L12 - Dimensionality Reduction Flashcards
What is meant by dimensionality reduction?
The reduction of feature count within a data set.
What 3 ways does dimensionality reduction improve / enhance the creation and running of ML models?
Saves time, saves money, removed irrelevant data.
What are the 2 methods of dimensionality reduction?
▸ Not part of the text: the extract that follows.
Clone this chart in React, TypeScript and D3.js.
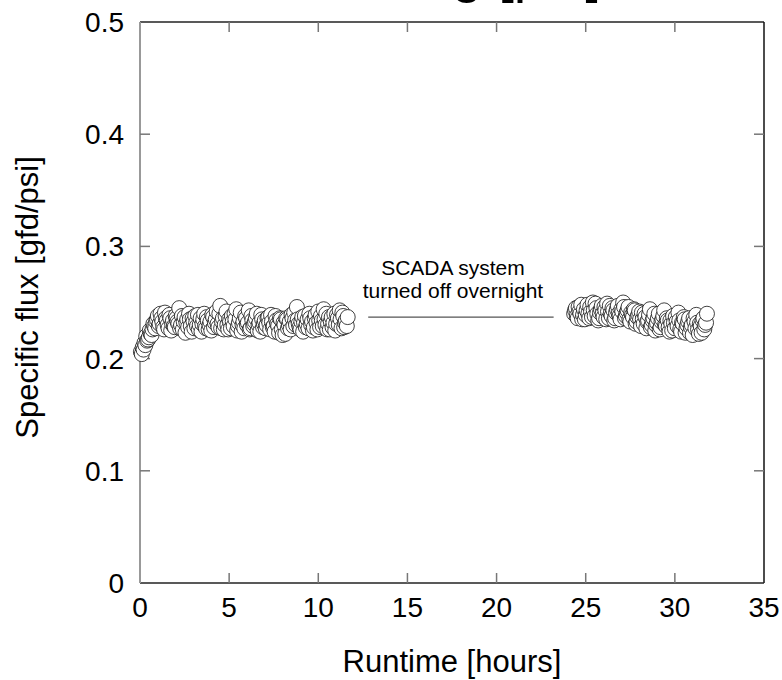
import React from "react";
import * as d3 from "d3";

const W = 782;
const H = 680;

const xTicks = [0, 5, 10, 15, 20, 25, 30, 35];
const yTicks = [0, 0.1, 0.2, 0.3, 0.4, 0.5];

const day1Time = [
  0.1, 0.2, 0.3, 0.4, 0.5, 0.6, 0.7, 0.8, 0.9, 1.0, 1.1, 1.2, 1.3, 1.4, 1.5, 1.6, 1.7, 1.8, 1.9, 2.0,
  2.1, 2.2, 2.3, 2.4, 2.5, 2.6, 2.7, 2.8, 2.9, 3.0, 3.1, 3.2, 3.3, 3.4, 3.5, 3.6, 3.7, 3.8, 3.9, 4.0,
  4.1, 4.2, 4.3, 4.4, 4.5, 4.6, 4.7, 4.8, 4.9, 5.0, 5.1, 5.2, 5.3, 5.4, 5.5, 5.6, 5.7, 5.8, 5.9, 6.0,
  6.1, 6.2, 6.3, 6.4, 6.5, 6.6, 6.7, 6.8, 6.9, 7.0, 7.1, 7.2, 7.3, 7.4, 7.5, 7.6, 7.7, 7.8, 7.9, 8.0,
  8.1, 8.2, 8.3, 8.4, 8.5, 8.6, 8.7, 8.8, 8.9, 9.0, 9.1, 9.2, 9.3, 9.4, 9.5, 9.6, 9.7, 9.8, 9.9, 10.0,
  10.1, 10.2, 10.3, 10.4, 10.5, 10.6, 10.7, 10.8, 10.9, 11.0, 11.1, 11.2, 11.3, 11.4, 11.5, 11.6,
];
const day1Flux = [
  0.204, 0.208, 0.212, 0.216, 0.219, 0.222, 0.226, 0.229, 0.233, 0.238, 0.231, 0.236, 0.228, 0.241, 0.234, 0.227, 0.236, 0.231, 0.229, 0.238,
  0.233, 0.245, 0.230, 0.226, 0.237, 0.232, 0.228, 0.235, 0.224, 0.233, 0.238, 0.229, 0.226, 0.236, 0.231, 0.240, 0.227, 0.234, 0.230, 0.225,
  0.237, 0.232, 0.242, 0.228, 0.247, 0.233, 0.226, 0.238, 0.230, 0.235, 0.227, 0.233, 0.240, 0.244, 0.229, 0.236, 0.224, 0.233, 0.238, 0.230,
  0.243, 0.227, 0.234, 0.231, 0.236, 0.225, 0.232, 0.239, 0.228, 0.234, 0.230, 0.237, 0.226, 0.233, 0.229, 0.238, 0.231, 0.223, 0.235, 0.221,
  0.230, 0.236, 0.227, 0.233, 0.239, 0.229, 0.234, 0.246, 0.231, 0.226, 0.237, 0.232, 0.228, 0.235, 0.240, 0.230, 0.225, 0.236, 0.232, 0.242,
  0.228, 0.234, 0.244, 0.230, 0.226, 0.237, 0.233, 0.228, 0.240, 0.231, 0.236, 0.243, 0.227, 0.238, 0.232, 0.229,
];
const day1TimeB = [
  0.05, 0.15, 0.25, 0.35, 0.45, 0.55, 0.65, 0.75, 0.85, 0.95, 1.05, 1.15, 1.25, 1.35, 1.45, 1.55, 1.65, 1.75, 1.85, 1.95,
  2.05, 2.15, 2.25, 2.35, 2.45, 2.55, 2.65, 2.75, 2.85, 2.95, 3.05, 3.15, 3.25, 3.35, 3.45, 3.55, 3.65, 3.75, 3.85, 3.95,
  4.05, 4.15, 4.25, 4.35, 4.45, 4.55, 4.65, 4.75, 4.85, 4.95, 5.05, 5.15, 5.25, 5.35, 5.45, 5.55, 5.65, 5.75, 5.85, 5.95,
  6.05, 6.15, 6.25, 6.35, 6.45, 6.55, 6.65, 6.75, 6.85, 6.95, 7.05, 7.15, 7.25, 7.35, 7.45, 7.55, 7.65, 7.75, 7.85, 7.95,
  8.05, 8.15, 8.25, 8.35, 8.45, 8.55, 8.65, 8.75, 8.85, 8.95, 9.05, 9.15, 9.25, 9.35, 9.45, 9.55, 9.65, 9.75, 9.85, 9.95,
  10.05, 10.15, 10.25, 10.35, 10.45, 10.55, 10.65, 10.75, 10.85, 10.95, 11.05, 11.15, 11.25, 11.35, 11.45, 11.55, 11.65,
];
const day1FluxB = [
  0.206, 0.210, 0.214, 0.220, 0.217, 0.225, 0.221, 0.231, 0.227, 0.235, 0.229, 0.240, 0.233, 0.226, 0.236, 0.230, 0.239, 0.225, 0.234, 0.228,
  0.236, 0.231, 0.227, 0.238, 0.233, 0.223, 0.235, 0.240, 0.229, 0.236, 0.227, 0.232, 0.239, 0.230, 0.224, 0.235, 0.229, 0.237, 0.226, 0.233,
  0.239, 0.228, 0.235, 0.231, 0.240, 0.227, 0.236, 0.230, 0.242, 0.226, 0.233, 0.238, 0.229, 0.235, 0.225, 0.232, 0.241, 0.230, 0.227, 0.236,
  0.232, 0.226, 0.238, 0.229, 0.233, 0.240, 0.230, 0.224, 0.235, 0.231, 0.227, 0.236, 0.232, 0.239, 0.228, 0.224, 0.234, 0.229, 0.236, 0.226,
  0.232, 0.222, 0.235, 0.230, 0.226, 0.236, 0.241, 0.230, 0.235, 0.228, 0.233, 0.224, 0.238, 0.231, 0.227, 0.236, 0.233, 0.228, 0.239, 0.226,
  0.234, 0.238, 0.229, 0.235, 0.240, 0.231, 0.226, 0.237, 0.232, 0.225, 0.239, 0.230, 0.235, 0.241, 0.228, 0.234, 0.237,
];

const day2Time = [
  24.4, 24.5, 24.6, 24.7, 24.8, 24.9, 25.0, 25.1, 25.2, 25.3, 25.4, 25.5, 25.6, 25.7, 25.8, 25.9, 26.0, 26.1, 26.2, 26.3,
  26.4, 26.5, 26.6, 26.7, 26.8, 26.9, 27.0, 27.1, 27.2, 27.3, 27.4, 27.5, 27.6, 27.7, 27.8, 27.9, 28.0, 28.1, 28.2, 28.3,
  28.4, 28.5, 28.6, 28.7, 28.8, 28.9, 29.0, 29.1, 29.2, 29.3, 29.4, 29.5, 29.6, 29.7, 29.8, 29.9, 30.0, 30.1, 30.2, 30.3,
  30.4, 30.5, 30.6, 30.7, 30.8, 30.9, 31.0, 31.1, 31.2, 31.3, 31.4, 31.5, 31.6, 31.7, 31.8,
];
const day2Flux = [
  0.243, 0.238, 0.246, 0.240, 0.235, 0.244, 0.239, 0.248, 0.236, 0.242, 0.250, 0.238, 0.245, 0.234, 0.241, 0.247, 0.237, 0.243, 0.249, 0.236,
  0.240, 0.245, 0.234, 0.241, 0.247, 0.238, 0.244, 0.250, 0.236, 0.241, 0.246, 0.233, 0.239, 0.244, 0.231, 0.237, 0.242, 0.229, 0.235, 0.240,
  0.227, 0.234, 0.244, 0.230, 0.236, 0.225, 0.232, 0.240, 0.228, 0.235, 0.243, 0.229, 0.234, 0.224, 0.231, 0.238, 0.227, 0.233, 0.241, 0.226,
  0.232, 0.237, 0.223, 0.230, 0.236, 0.228, 0.221, 0.233, 0.239, 0.226, 0.231, 0.223, 0.236, 0.230, 0.240,
];
const day2TimeB = [
  24.35, 24.45, 24.55, 24.65, 24.75, 24.85, 24.95, 25.05, 25.15, 25.25, 25.35, 25.45, 25.55, 25.65, 25.75, 25.85, 25.95, 26.05, 26.15, 26.25,
  26.35, 26.45, 26.55, 26.65, 26.75, 26.85, 26.95, 27.05, 27.15, 27.25, 27.35, 27.45, 27.55, 27.65, 27.75, 27.85, 27.95, 28.05, 28.15, 28.25,
  28.35, 28.45, 28.55, 28.65, 28.75, 28.85, 28.95, 29.05, 29.15, 29.25, 29.35, 29.45, 29.55, 29.65, 29.75, 29.85, 29.95, 30.05, 30.15, 30.25,
  30.35, 30.45, 30.55, 30.65, 30.75, 30.85, 30.95, 31.05, 31.15, 31.25, 31.35, 31.45, 31.55, 31.65, 31.75,
];
const day2FluxB = [
  0.240, 0.245, 0.236, 0.242, 0.248, 0.239, 0.235, 0.243, 0.240, 0.246, 0.237, 0.243, 0.249, 0.240, 0.236, 0.244, 0.240, 0.246, 0.235, 0.242,
  0.247, 0.238, 0.243, 0.236, 0.244, 0.240, 0.235, 0.242, 0.246, 0.238, 0.243, 0.235, 0.241, 0.237, 0.243, 0.233, 0.239, 0.235, 0.241, 0.231,
  0.237, 0.233, 0.239, 0.228, 0.234, 0.240, 0.230, 0.236, 0.226, 0.233, 0.238, 0.230, 0.236, 0.228, 0.234, 0.225, 0.232, 0.237, 0.229, 0.234,
  0.224, 0.231, 0.235, 0.227, 0.233, 0.223, 0.230, 0.236, 0.227, 0.232, 0.222, 0.229, 0.234, 0.226, 0.232,
];

const gapNote = ["SCADA system", "turned off overnight"];
const gapStart = 12.8;
const gapEnd = 23.2;
const gapLevel = 0.237;

function zip(ts: number[], vs: number[]) {
  const n = Math.min(ts.length, vs.length);
  const out: [number, number][] = [];
  for (let i = 0; i < n; i++) out.push([ts[i], vs[i]]);
  return out;
}

export default function App() {
  const left = 140;
  const right = 764;
  const top = 22;
  const bottom = 583;
  const x = d3.scaleLinear().domain([0, 35]).range([left, right]);
  const y = d3.scaleLinear().domain([0, 0.5]).range([bottom, top]);
  const font = "Liberation Sans, Arial, sans-serif";
  const pts = [
    ...zip(day1Time, day1Flux),
    ...zip(day1TimeB, day1FluxB),
    ...zip(day2Time, day2Flux),
    ...zip(day2TimeB, day2FluxB),
  ].sort((a, b) => a[0] - b[0]);
  const tickLen = 10;
  return (
    <svg
      width={W}
      height={H}
      style={{ position: "absolute", left: 0, top: 0, background: "#fff" }}
      fontFamily={font}
    >
      <rect x={0} y={0} width={W} height={H} fill="#fff" />
      {/* clipped title remnant */}
      <text x={601} y={-9} textAnchor="end" fontSize={56} fill="#000">
        Testing [psi]
      </text>
      {/* frame */}
      <line x1={left} x2={right} y1={top} y2={top} stroke="#222" strokeWidth={1.5} />
      <line x1={right} x2={right} y1={top} y2={bottom} stroke="#111" strokeWidth={1.5} />
      <line x1={left} x2={right} y1={bottom} y2={bottom} stroke="#222" strokeWidth={1.5} />
      <line x1={left} x2={left} y1={top} y2={bottom} stroke="#999" strokeWidth={2} />
      {/* ticks */}
      {xTicks.slice(1, -1).map((t) => (
        <g key={"xt" + t}>
          <line x1={x(t)} x2={x(t)} y1={bottom} y2={bottom - tickLen} stroke="#777" strokeWidth={1.5} />
          <line x1={x(t)} x2={x(t)} y1={top} y2={top + tickLen} stroke="#777" strokeWidth={1.5} />
        </g>
      ))}
      {yTicks.slice(1, -1).map((t) => (
        <g key={"yt" + t}>
          <line x1={left} x2={left + tickLen} y1={y(t)} y2={y(t)} stroke="#777" strokeWidth={1.5} />
          <line x1={right} x2={right - tickLen} y1={y(t)} y2={y(t)} stroke="#777" strokeWidth={1.5} />
        </g>
      ))}
      {xTicks.map((t) => (
        <text key={"xl" + t} x={x(t)} y={bottom + 34} textAnchor="middle" fontSize={28} fill="#000">
          {t}
        </text>
      ))}
      {yTicks.map((t) => (
        <text key={"yl" + t} x={left - 16} y={y(t) + 10} textAnchor="end" fontSize={28} fill="#000">
          {t === 0 ? "0" : d3.format(".1f")(t)}
        </text>
      ))}
      <text x={(left + right) / 2} y={672} textAnchor="middle" fontSize={31} fill="#000">
        Runtime [hours]
      </text>
      <text
        transform={`translate(38, ${(top + bottom) / 2 - 5}) rotate(-90)`}
        textAnchor="middle"
        fontSize={31}
        fill="#000"
      >
        Specific flux [gfd/psi]
      </text>
      {/* annotation */}
      <line x1={x(gapStart)} x2={x(gapEnd)} y1={y(gapLevel)} y2={y(gapLevel)} stroke="#555" strokeWidth={1.2} />
      {gapNote.map((s, i) => (
        <text
          key={s}
          x={(x(gapStart) + x(gapEnd)) / 2 - 8}
          y={y(gapLevel) - 42 + i * 23}
          textAnchor="middle"
          fontSize={21}
          fill="#000"
        >
          {s}
        </text>
      ))}
      {/* data */}
      <g>
        {pts.map(([t, v], i) => (
          <circle key={i} cx={x(t)} cy={y(v)} r={7.5} fill="#fff" stroke="#111" strokeWidth={0.8} />
        ))}
      </g>
    </svg>
  );
}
Define each…
- Feature extraction -> Extract useful combinations of features from the data.
- Feature selection -> Analyse all features of the data to establish the relevant ones.
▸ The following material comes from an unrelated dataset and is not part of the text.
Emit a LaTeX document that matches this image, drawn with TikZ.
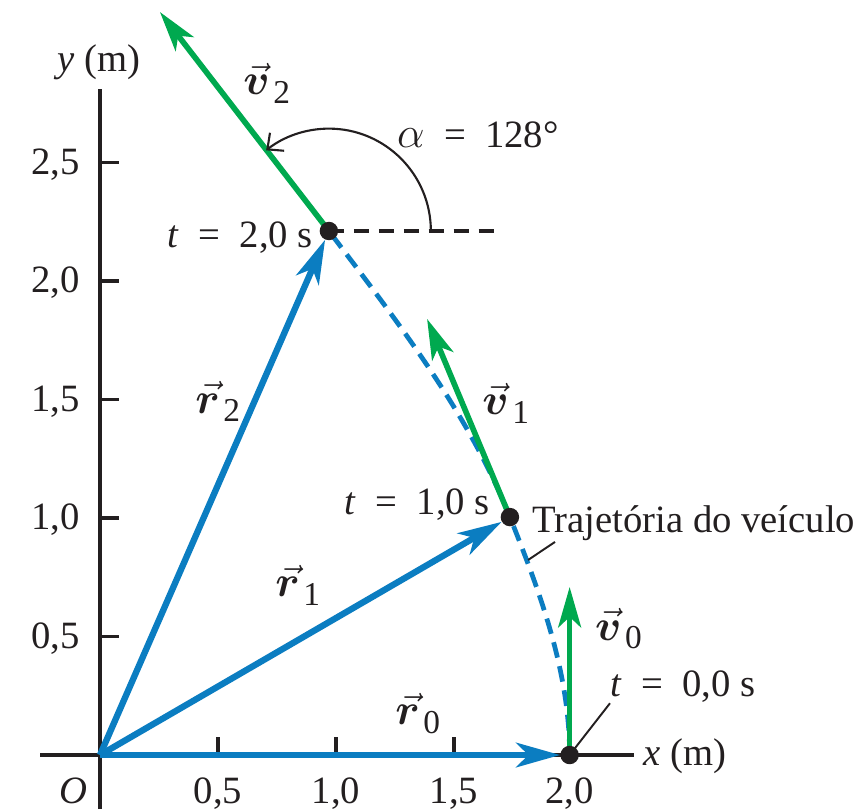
\documentclass[tikz,border=0pt]{standalone}
\usepackage{fontspec}
\setmainfont{Liberation Serif}
\usepackage{bm}
\usetikzlibrary{arrows.meta}
\definecolor{vblue}{RGB}{11,125,193}
\definecolor{vgreen}{RGB}{0,169,79}
\definecolor{ink}{RGB}{35,31,32}
\newcommand\veclab[2]{{\fontsize{26}{30}\selectfont$\vec{\bm{#1}}$}\kern2pt\raisebox{-0.22em}{\fontsize{19}{19}\selectfont #2}}
\newcommand\eqsp{\hspace{0.5em}}
\pgfdeclarelayer{bg}
\pgfsetlayers{bg,main}
\begin{document}
\begin{tikzpicture}[x=4.72cm, y=4.74cm, font=\fontsize{22}{26}\selectfont,
  axisline/.style={draw=ink, line width=1.9pt},
  tickmark/.style={draw=ink, line width=1.9pt},
  ticklab/.style={inner sep=0pt, text=ink, anchor=base},
  txt/.style={inner sep=0pt, text=ink},
  dot/.style={circle, fill=ink, minimum size=10.5pt, inner sep=0pt},
  posvec/.style={draw=vblue, line width=3.6pt, -{Stealth[length=25pt,width=14pt,inset=7pt]}},
  velvec/.style={draw=vgreen, line width=3.2pt, -{Stealth[length=23pt,width=13pt,inset=6pt]}},
  trajline/.style={draw=vblue, line width=2.7pt, dash pattern=on 9pt off 5pt},
  refline/.style={draw=ink, line width=1.9pt, dash pattern=on 8.5pt off 5.7pt},
  leader/.style={draw=ink, line width=1.1pt},
  anglearc/.style={draw=ink, line width=1.2pt, -{Straight Barb[length=7pt,width=13pt]}}
]
\useasboundingbox (-0.4237,-0.2278) rectangle (3.2373,3.1857);

% named points
\coordinate (O) at (0,0);
\node[dot] (p0) at (1.99,0) {};
\node[dot] (p1) at (1.737,1.004) {};
\node[dot] (p2) at (0.970,2.211) {};
\coordinate (ytop) at (0,2.81);
\coordinate (ybot) at (0,-0.2278);
\coordinate (xleft) at (-0.254,0);
\coordinate (xright) at (2.263,0);
\coordinate (v0tip) at (1.99,0.709);
\coordinate (v1tip) at (1.386,1.840);
\coordinate (v2tip) at (0.254,3.135);
\coordinate (href) at (1.695,2.211);
\coordinate (trajpt) at (1.814,0.823);
\coordinate (trajend) at (1.928,0.899);

% labels
\foreach \v/\t [count=\i] in {0.5/{0,5},1/{1,0},1.5/{1,5},2/{2,0},2.5/{2,5}}{
  \node[ticklab, anchor=base east] (ylab\i) at (-0.0847,\v-0.0485) {\t};
}
\foreach \v/\t [count=\i] in {0.5/{0,5},1/{1,0},1.5/{1,5},1.99/{2,0}}{
  \node[ticklab] (xlab\i) at (\v,-0.2025) {\t};
}
\node[ticklab] (olab) at (-0.114,-0.2025) {\textit{O}};
\node[txt, anchor=base west] (ylabel) at (-0.182,2.886) {\textit{y} (m)};
\node[txt, anchor=base west] (xlabel) at (2.301,-0.046) {\textit{x} (m)};
\node[txt, anchor=base east] (t2lab) at (0.903,2.143) {\textit{t}\eqsp=\eqsp 2,0 s};
\node[txt, anchor=base west] (alab) at (1.258,2.565) {{\fontsize{24}{28}\selectfont$\alpha$}\eqsp=\eqsp 128°};
\node[txt, anchor=base east] (t1lab) at (1.653,1.013) {\textit{t}\eqsp=\eqsp 1,0 s};
\node[txt, anchor=base west] (t0lab) at (2.161,0.245) {\textit{t}\eqsp=\eqsp 0,0 s};
\node[txt, anchor=base west] (trajlab) at (1.831,0.937) {Trajetória do veículo};
\node[txt, anchor=base west] (r0lab) at (1.250,0.127) {\veclab{r}{0}};
\node[txt, anchor=base west] (r1lab) at (0.742,0.667) {\veclab{r}{1}};
\node[txt, anchor=base west] (r2lab) at (0.403,1.443) {\veclab{r}{2}};
\node[txt, anchor=base west] (v0lab) at (2.097,0.485) {\veclab{v}{0}};
\node[txt, anchor=base west] (v1lab) at (1.619,1.435) {\veclab{v}{1}};
\node[txt, anchor=base west] (v2lab) at (0.606,2.785) {\veclab{v}{2}};

\begin{pgfonlayer}{bg}
  % axes
  \draw[axisline] (ybot) -- (ytop);
  \draw[axisline] (xleft) -- (xright);
  \foreach \v in {0.5,1,1.5,2,2.5}{\draw[tickmark] (0,\v) -- (0.08,\v);}
  \foreach \v in {0.5,1,1.5,1.99}{\draw[tickmark] (\v,0) -- (\v,0.076);}
  % trajectory
  \draw[trajline] (p0.center) .. controls (1.99,0.35) and (1.867,0.679) .. (p1.center)
                  .. controls (1.560,1.447) and (1.258,1.831) .. (p2.center);
  % position vectors
  \draw[posvec] (O) -- (p0);
  \draw[posvec] (O) -- (p1);
  \draw[posvec] (O) -- (p2);
  % velocity vectors
  \draw[velvec] (p0.center) -- (v0tip);
  \draw[velvec] (p1.center) -- (v1tip);
  \draw[velvec] (p2.center) -- (v2tip);
  % angle
  \draw[refline] (p2.center) -- (href);
  \draw[anglearc] ([shift={(0:0.432)}]p2.center) arc[start angle=0,end angle=128,radius=0.432];
  % leaders
  \draw[leader] (p0.center) -- (t0lab.south west);
  \draw[leader] (trajpt) -- (trajend);
\end{pgfonlayer}
\end{tikzpicture}
\end{document}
What are the 3 methods for feature selection?
- Filter Methods
- Wrapper Methods
- Embedded Methods
Explain the Filter Method…
- Method of feature selection for dimensionality reduction
1 -> Bring features to the same scale through normalisation or standardisation
2 -> Choose some variance threshold
3 -> Calculate the variance of each feature, dropping ones that are below the threshold
Explain the Wrapper Method…
- Method of feature selection for dimensionality reduction
- Can either be conducted via Forward Search or Recursive Feature Elimination
- Both FS and RFE conduct a battle royale process to establish best features.
- Both stop when there are N models each with N best features
Explain how Forward Search works in Wrapper Method of Feature Selection…
- Create N models with 1 feature each
- Find the best feature E.g Feature 3
- Create N-1 models each with previous best feature (F3) + another feature E.g Model1(F3,F1), Model2(F3,F2) etc…
- Repeat until we have a models with N features and can choose the best one
Explain how Recursive Feature Elimination works in Wrapper Method of Feature Selection…
- Reverse of Forward Search
- Start with N-1 models each with N-1 features
- Repeatedly remove the single worst feature from each model
- Result in final best model with M features
Explain the Embedded Method
- Method of feature selection for dimensionality reduction
- Use decision trees to establish the best features
- The use random forests to aggregate the result of the decision trees
What is a Random Forest?
An aggregation of decision trees
What are the 2 types of methods for Feature Extraction?
- Linear
- Non-Linear
What is the main Linear method for feature extraction? Explain it…
- Principal Component Analysis
- Find an orthogonal coordinate transformation such that every new coordinate is maximally effective
- This creates new N variables, named Principal Components
- Principal Components are linear combinations of the original coordinates
- The orthogonal coordinate with the most variation is the most informative
What is the worst case scenario of PCA?
- When all variables are equally important, but are uncorrelated.
- This provides us with no information.
What are the steps of PCA?
- Generate the covariance matrix from the dataset
- Diagonalise the covariance matrix
- Multiply XV
- Take first K principal components with the largest eigenvalues.
- This gives us a K-dimensional representation of the data, having extracted the K most important features.
- The dimensionality reduction comes from the removal of least important principal components
What do the Eigenvalues represent in PCA?
The variance capture by each principal component.